Comme expliqué plus haut, les intérêts suivent un schéma de croissance exponentielle. La croissance exponentielle des intérêts croît très lentement au début, puis de plus en plus rapidement, pour finalement monter en flèche de façon presque verticale. Dans le monde physique, ce schéma de croissance se manifeste d’ordinaire lors d’une maladie ou à l’approche de la mort. Le cancer, par exemple, suit un schéma de croissance exponentielle. Il se développe d’abord lentement, même s’il est en constante accélération, et souvent, au moment où on le découvre, il est entré dans une phase de croissance que l’on ne peut plus arrêter. La croissance exponentielle, dans le monde physique, s’achève en général avec la mort de l’organisme vivant et de son hôte. De la même manière, les intérêts sont contre-nature et constitue le cancer au sein de la structure sociale.

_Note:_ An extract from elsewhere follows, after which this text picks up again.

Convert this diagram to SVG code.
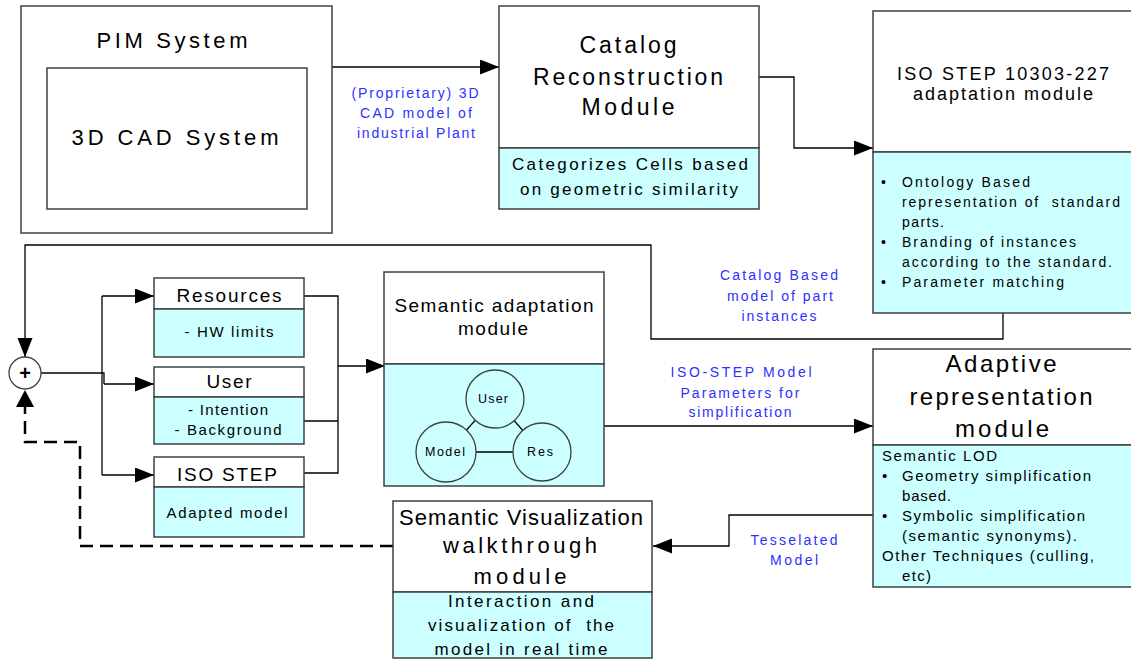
<svg xmlns="http://www.w3.org/2000/svg" width="1131" height="660" viewBox="0 0 1131 660">
<style>
.box{fill:#fff;stroke:#404040;stroke-width:1.5}
.cy{fill:#ccffff;stroke:#404040;stroke-width:1.5}
.t{font-family:"Liberation Sans",Arial,sans-serif;fill:#000}
.c{text-anchor:middle}
.b{font-family:"Liberation Sans",Arial,sans-serif;fill:#2f2fff;text-anchor:middle;font-size:14px}
.pre{white-space:pre}
.ln{fill:none;stroke:#000;stroke-width:1.3}
.ar{marker-end:url(#ah)}
.dash{fill:none;stroke:#000;stroke-width:2.5;stroke-dasharray:13,7}
</style>
<defs>
<marker id="ah" markerUnits="userSpaceOnUse" markerWidth="20" markerHeight="16" refX="19" refY="7.5" orient="auto">
<path d="M0,0 L19,7.5 L0,15 z" fill="#000"/>
</marker>
</defs>
<g id="connectors">
<path class="ln ar" d="M332,67 H499"/>
<path class="ln ar" d="M759,77 H794 V148 H873"/>
<path class="ln ar" d="M1003,313 V339 H651 V245 H25 V357"/>
<path class="dash" d="M393,546 H80 V442 H25 V407"/>
<path d="M25,390 L34,407 L16,407 z" fill="#000"/>
<path class="ln" d="M41,373 H104 V384"/>
<path class="ln" d="M102,296 V475"/>
<path class="ln ar" d="M102,296 H154"/>
<path class="ln ar" d="M104,384 H154"/>
<path class="ln ar" d="M102,475 H154"/>
<path class="ln" d="M304,296 H338 V473 H304"/>
<path class="ln" d="M304,421 H338"/>
<path class="ln ar" d="M338,366 H385"/>
<path class="ln ar" d="M604,426 H873"/>
<path class="ln ar" d="M873,515 H729 V546 H653"/>
</g>
<g id="pim">
<rect class="box" x="21" y="6" width="311" height="227"/>
<text class="t c" x="172" y="48" font-size="22" textLength="151">PIM System</text>
<rect class="box" x="47" y="68" width="260" height="141"/>
<text class="t c" x="175" y="145" font-size="22" textLength="207">3D CAD System</text>
</g>
<g id="lbl-cad">
<text class="b" x="415" y="98" textLength="127">(Proprietary) 3D</text>
<text class="b" x="416" y="118" textLength="112">CAD model of</text>
<text class="b" x="416" y="138" textLength="118">industrial Plant</text>
</g>
<g id="catalog">
<rect class="box" x="499" y="6" width="260" height="142"/>
<rect class="cy" x="499" y="148" width="260" height="61"/>
<text class="t c" x="628" y="53" font-size="23" textLength="97">Catalog</text>
<text class="t c" x="628" y="85" font-size="23" textLength="190">Reconstruction</text>
<text class="t c" x="628" y="115" font-size="23" textLength="93">Module</text>
<text class="t c" x="630" y="170" font-size="17" textLength="236">Categorizes Cells based</text>
<text class="t c" x="629" y="195" font-size="17" textLength="218">on geometric similarity</text>
</g>
<g id="iso227">
<rect class="box" x="873" y="11" width="270" height="141"/>
<rect class="cy" x="873" y="152" width="270" height="161"/>
<text class="t c" x="1003" y="80" font-size="18" textLength="212">ISO STEP 10303-227</text>
<text class="t c" x="1003" y="100" font-size="18" textLength="180">adaptation module</text>
<g class="t" font-size="14">
<text x="881" y="187">•</text><text x="902" y="187" textLength="128">Ontology Based</text>
<text class="pre" x="902" y="207" textLength="218">representation of  standard</text>
<text x="902" y="227" textLength="42">parts.</text>
<text x="881" y="247">•</text><text x="902" y="247" textLength="174">Branding of instances</text>
<text x="902" y="267" textLength="210">according to the standard.</text>
<text x="881" y="287">•</text><text x="902" y="287" textLength="162">Parameter matching</text>
</g>
</g>
<g id="lbl-catalog">
<text class="b" x="779" y="280" textLength="118">Catalog Based</text>
<text class="b" x="780" y="301" textLength="106">model of part</text>
<text class="b" x="779" y="321" textLength="75">instances</text>
</g>
<g id="sum">
<circle cx="25" cy="373" r="16" fill="#fff" stroke="#404040" stroke-width="1.3"/>
<text class="t c" x="25" y="380" font-size="20" font-weight="bold">+</text>
</g>
<g id="resources">
<rect class="box" x="154" y="278" width="150" height="31"/>
<rect class="cy" x="154" y="309" width="150" height="48"/>
<text class="t c" x="229" y="302" font-size="19" textLength="105">Resources</text>
<text class="t c" x="229" y="337" font-size="15" textLength="89">- HW limits</text>
</g>
<g id="user">
<rect class="box" x="154" y="367" width="150" height="30"/>
<rect class="cy" x="154" y="397" width="150" height="47"/>
<text class="t c" x="229" y="388" font-size="19" textLength="45">User</text>
<text class="t c" x="228" y="415" font-size="15" textLength="80">- Intention</text>
<text class="t c" x="228" y="435" font-size="15" textLength="107">- Background</text>
</g>
<g id="isostep">
<rect class="box" x="154" y="457" width="150" height="30"/>
<rect class="cy" x="154" y="487" width="150" height="50"/>
<text class="t c" x="227" y="481" font-size="19" textLength="100">ISO STEP</text>
<text class="t c" x="227" y="518" font-size="15" textLength="121">Adapted model</text>
</g>
<g id="semantic-adaptation">
<rect class="box" x="384" y="272" width="220" height="92"/>
<rect class="cy" x="384" y="364" width="220" height="122"/>
<text class="t c" x="494" y="312" font-size="19" textLength="199">Semantic adaptation</text>
<text class="t c" x="493" y="335" font-size="19" textLength="70">module</text>
<path class="ln" d="M495,399 L446,452 L542,452 Z"/>
<g fill="#ccffff" stroke="#404040" stroke-width="1.3">
<circle cx="495" cy="399" r="29"/>
<circle cx="446" cy="452" r="30"/>
<circle cx="542" cy="452" r="29"/>
</g>
<g class="t c" font-size="12.5">
<text x="493" y="403" textLength="30">User</text>
<text x="445" y="456" textLength="40">Model</text>
<text x="540" y="456" textLength="26">Res</text>
</g>
</g>
<g id="lbl-iso-model">
<text class="b" x="741" y="377" font-size="15" textLength="141">ISO-STEP Model</text>
<text class="b" x="740" y="398" font-size="15" textLength="119">Parameters for</text>
<text class="b" x="740" y="417" font-size="15" textLength="103">simplification</text>
</g>
<g id="adaptive">
<rect class="box" x="873" y="349" width="270" height="96"/>
<rect class="cy" x="873" y="445" width="270" height="142"/>
<text class="t c" x="1001" y="372" font-size="24" textLength="111">Adaptive</text>
<text class="t c" x="1001" y="405" font-size="24" textLength="183">representation</text>
<text class="t c" x="1002" y="437" font-size="24" textLength="94">module</text>
<g class="t" font-size="15">
<text x="882" y="461" textLength="115">Semantic LOD</text>
<text x="882" y="481">•</text><text x="902" y="481" textLength="189">Geometry simplification</text>
<text x="902" y="501" textLength="49">based.</text>
<text x="882" y="521">•</text><text x="902" y="521" textLength="183">Symbolic simplification</text>
<text x="902" y="541" textLength="175">(semantic synonyms).</text>
<text x="882" y="561" textLength="212">Other Techniques (culling,</text>
<text x="902" y="581" textLength="29">etc)</text>
</g>
</g>
<g id="lbl-tess">
<text class="b" x="794" y="545" textLength="87">Tesselated</text>
<text class="b" x="794" y="565" textLength="48">Model</text>
</g>
<g id="semantic-vis">
<rect class="box" x="393" y="501" width="259" height="91"/>
<rect class="cy" x="393" y="592" width="259" height="66"/>
<text class="t c" x="521" y="525" font-size="22" textLength="244">Semantic Visualization</text>
<text class="t c" x="520" y="553" font-size="22" textLength="154">walkthrough</text>
<text class="t c" x="520" y="584" font-size="22" textLength="93">module</text>
<text class="t c" x="521" y="607" font-size="17" textLength="146">Interaction and</text>
<text class="t c pre" x="521" y="631" font-size="17" textLength="186">visualization of  the</text>
<text class="t c" x="521" y="655" font-size="17" textLength="173">model in real time</text>
</g>
</svg>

De ce fait, il ne fait aucun doute que le système financier basé sur l’usure est voué à l’instabilité, voire à la déliquescence. La récession ou le krach, prenant la forme d’une correction (ou d’un mouvement baissier plus ou moins soudain) et mettant un coup d’arrêt à une tendance générale à la hausse (croissance factice), est le point final du cycle de l’usure car il est basé sur une injustice crasse qui finit toujours par exploser en plein vol car nécessitant un rééquilibrage naturel. La crise économique et financière est donc l’idée du cataclysme, de la catastrophe naturelle, comme concrétisation du mécanisme régulateur.
La crise et le désordre sont donc inévitables car ils sont la nature même du capitalisme. L’histoire du capitalisme est une histoire émaillée de crises économiques, qui peuvent toutes être retracées par la trajectoire de l’usure. Les laudateurs du système financier omettent toujours d’admettre que le cycle « prospérité-récession » est causé par le « boom » (prospérité) qui le précède car celui-ci est un brouillard épais cachant en fait un surendettement !
Dans l’arbre enchevêtré des mécanismes menant aux déséquilibres du système financier, il s’y trouve donc un facteur pathogène commun : l’intérêt. Tant que le système économique et financier sera basé sur ce facteur déstabilisant, il contiendra en lui les germes de sa propre destruction.